Dan Falcitelli, the executive director of Floyd Against Drugs, was named Advocate of the Year by the Community Anti-Drug Coalitions of America.
Despite the fact that Washington D.C. was so busy that night President Donald Trump was acquitted, he at least got to tell District 14 House Rep. Tom Graves about the award.
“He said he was proud of us,” Falcitelli said. He received the title from work done for Floyd County and Rome City youth to see a downward spiral in the use of alcohol and marijuana.

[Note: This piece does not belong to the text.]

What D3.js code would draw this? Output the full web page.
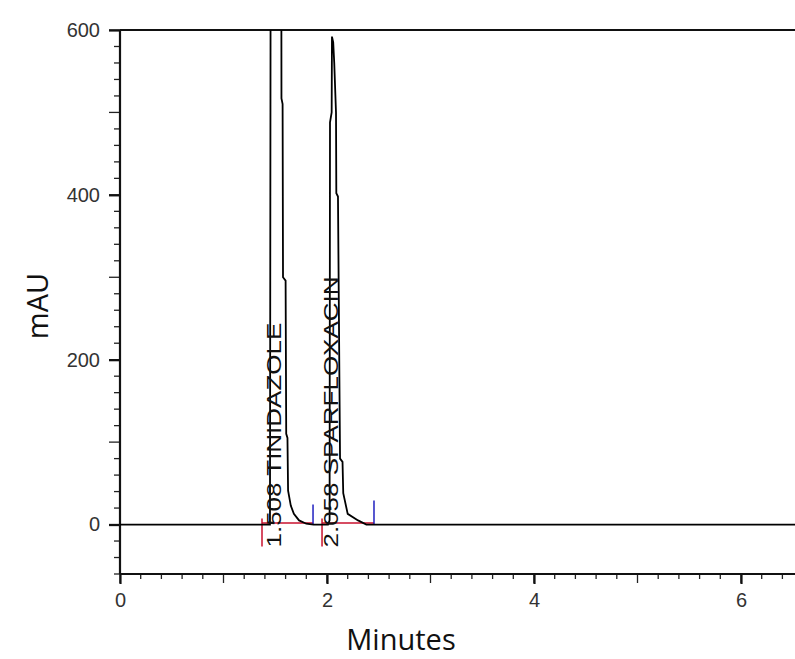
<!DOCTYPE html>
<html>
<head>
<meta charset="utf-8">
<script src="https://cdn.jsdelivr.net/npm/d3@7"></script>
<style>
  body { margin: 0; background: #fff; }
</style>
</head>
<body>
<div id="chart"></div>
<script>
// chromatogram trace (minutes, mAU)
var traceTime = [0, 1.449, 1.462, 1.508, 1.553, 1.560, 1.571, 1.575, 1.600, 1.606, 1.618, 1.624, 1.65, 1.68, 1.73, 1.80, 1.87,
  2.010, 2.025, 2.029, 2.045, 2.048, 2.060, 2.070, 2.087, 2.090, 2.106, 2.126, 2.150, 2.157, 2.20, 2.30, 2.38, 6.6];
var traceMAU = [0, 0, 1400, 2000, 1400, 517, 510, 300, 296, 110, 105, 41, 23, 13, 5, 1, 0,
  0, 5, 488, 500, 592, 585, 560, 500, 402, 398, 80, 76, 38, 13, 5, 0, 0];

// peak annotations
var peakNames = ["TINIDAZOLE", "SPARFLOXACIN"];
var peakRT = [1.508, 2.058];
var peakStart = [1.372, 1.952];
var peakEnd = [1.865, 2.454];

// axis ticks
var yTicks = [0, 200, 400, 600];
var xTicks = [0, 2, 4, 6];

var svgWidth = 795;
var svgHeight = 659;

var svg = d3.select("#chart")
  .append("svg")
  .attr("width", svgWidth)
  .attr("height", svgHeight);

var x = d3.scaleLinear().domain([0, 6.6]).range([120, 120 + 103.5 * 6.6]);
var y = d3.scaleLinear().domain([-60, 600]).range([574, 30]);

// clip for the trace
svg.append("clipPath").attr("id", "plot")
  .append("rect")
  .attr("x", x(0)).attr("y", y(600))
  .attr("width", x(6.6) - x(0)).attr("height", y(-60) - y(600));

// minor ticks
var yMinor = d3.range(-60, 601, 20);
var xMinor = d3.range(0, 6.61, 0.2);

svg.append("g").selectAll("line")
  .data(yMinor)
  .enter().append("line")
  .attr("x1", d => (Math.round(d) % 100 === 0) ? x(0) - 11 : x(0) - 6)
  .attr("x2", x(0))
  .attr("y1", d => y(d)).attr("y2", d => y(d))
  .attr("stroke", "#222").attr("stroke-width", 1.3);

svg.append("g").selectAll("line")
  .data(xMinor)
  .enter().append("line")
  .attr("x1", d => x(d)).attr("x2", d => x(d))
  .attr("y1", y(-60))
  .attr("y2", d => (Math.abs(d - Math.round(d)) < 0.01) ? y(-60) + 9 : y(-60) + 5)
  .attr("stroke", "#222").attr("stroke-width", 1.3);

// axes with labels
var leftAxis = d3.axisLeft(y).tickValues(yTicks).tickSize(11).tickPadding(9);
var bottomAxis = d3.axisBottom(x).tickValues(xTicks).tickFormat(d3.format("d")).tickSize(10).tickPadding(9);

var yAxis = svg.append("g")
  .attr("transform", `translate(${x(0)}, 0)`)
  .call(leftAxis);

var xAxis = svg.append("g")
  .attr("transform", `translate(0, ${y(-60)})`)
  .call(bottomAxis);

[yAxis, xAxis].forEach(function(a) {
  a.select(".domain").remove();
  a.selectAll("line").attr("stroke", "#111").attr("stroke-width", 2.2);
  a.selectAll("text")
    .attr("fill", "#333")
    .style("font-family", "Liberation Sans, Arial, sans-serif")
    .style("font-size", "20px");
});

// axis lines and top frame
svg.append("line")
  .attr("x1", x(0)).attr("x2", x(0))
  .attr("y1", y(600)).attr("y2", y(-60))
  .attr("stroke", "#111").attr("stroke-width", 2.2);
svg.append("line")
  .attr("x1", x(0)).attr("x2", svgWidth)
  .attr("y1", y(-60)).attr("y2", y(-60))
  .attr("stroke", "#111").attr("stroke-width", 2.2);
svg.append("line")
  .attr("x1", x(0)).attr("x2", svgWidth)
  .attr("y1", y(600)).attr("y2", y(600))
  .attr("stroke", "#111").attr("stroke-width", 2.2);

// integration baselines (red) and peak marks
svg.append("g").selectAll("line")
  .data(peakStart)
  .enter().append("line")
  .attr("x1", (d, i) => x(d)).attr("x2", (d, i) => x(peakEnd[i]))
  .attr("y1", y(2)).attr("y2", y(2))
  .attr("stroke", "#c8102e").attr("stroke-width", 1.5);

svg.append("g").selectAll("line")
  .data(peakStart)
  .enter().append("line")
  .attr("x1", d => x(d)).attr("x2", d => x(d))
  .attr("y1", y(0) - 6).attr("y2", y(0) + 22)
  .attr("stroke", "#c8102e").attr("stroke-width", 1.5);

svg.append("g").selectAll("line")
  .data(peakEnd)
  .enter().append("line")
  .attr("x1", d => x(d)).attr("x2", d => x(d))
  .attr("y1", (d, i) => y(0) - (i === 0 ? 20 : 24)).attr("y2", y(0))
  .attr("stroke", "#2020c0").attr("stroke-width", 1.5);

// the trace
var traceData = traceTime.map((t, i) => ({ t: t, v: traceMAU[i] }));
var line = d3.line().x(d => x(d.t)).y(d => y(d.v));

svg.append("path")
  .datum(traceData)
  .attr("clip-path", "url(#plot)")
  .attr("d", line)
  .attr("fill", "none")
  .attr("stroke", "#000")
  .attr("stroke-width", 1.8);

// peak labels
svg.append("g").selectAll("text")
  .data(peakRT)
  .enter().append("text")
  .attr("transform", d => `translate(${x(d) + 5}, ${y(0) + 23}) rotate(-90) scale(1.3, 1)`)
  .style("font-family", "Liberation Sans, Arial, sans-serif")
  .style("font-size", "20px")
  .attr("fill", "#111")
  .text((d, i) => d.toFixed(3) + " " + peakNames[i]);

// axis titles
svg.append("text")
  .attr("transform", `translate(48, ${(y(600) + y(-60)) / 2 + 4}) rotate(-90)`)
  .attr("text-anchor", "middle")
  .style("font-family", "Open Sans, sans-serif")
  .style("font-size", "29px")
  .attr("fill", "#111")
  .text("mAU");

svg.append("text")
  .attr("x", 401)
  .attr("y", 650)
  .attr("text-anchor", "middle")
  .style("font-family", "Open Sans, sans-serif")
  .style("font-size", "29px")
  .attr("fill", "#111")
  .text("Minutes");
</script>
</body>
</html>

Some of that work included holding a lunch and learn event in 2018 to educate about the use of prescription drugs, which he’s seen as a problem in the area. He also has taken time to talk to students about vaping and how dangerous it can be.
FAD is strictly based on preventing students from doing drugs, whether it’s alcohol, prescription or recreational use. Falcitelli came in as the executive director of the group in 2015 and said much of his passion for preventative measures against drug use comes from personal family experiences.
When his family moved to Floyd County, his two daughters attended school in the Model area. His oldest went to Model High School and his youngest went to Model Middle School. Both of his daughters told him they knew of students who were doing drugs in the bathroom at the schools.
“I was like, ‘Where’s my badge? Where’s my gun?” the retired police officer laughed. “But that kind of fueled it.”
His sister also dealt with addiction after getting involved in a wreck with a drunk driver in Valdosta where Falcitelli served as a police officer. Doctors prescribed her with pain medication and she ended up becoming addicted to it.
“People that say it won’t happen to them, they better watch out,” he said. “She broke her jaw and hurt her shoulder. Just like that, she ended up addicted.”
He took his sister in after that, and she’s been clean for two years.
The group is hoping to extend the federal grant that funds Floyd Against Drugs to begin work on prescription drugs.
Along with the work the group has done in Floyd County and Rome City Schools, they have donated Narcan to both local police departments. The nasal spray counteracts the effects of an opioid overdose.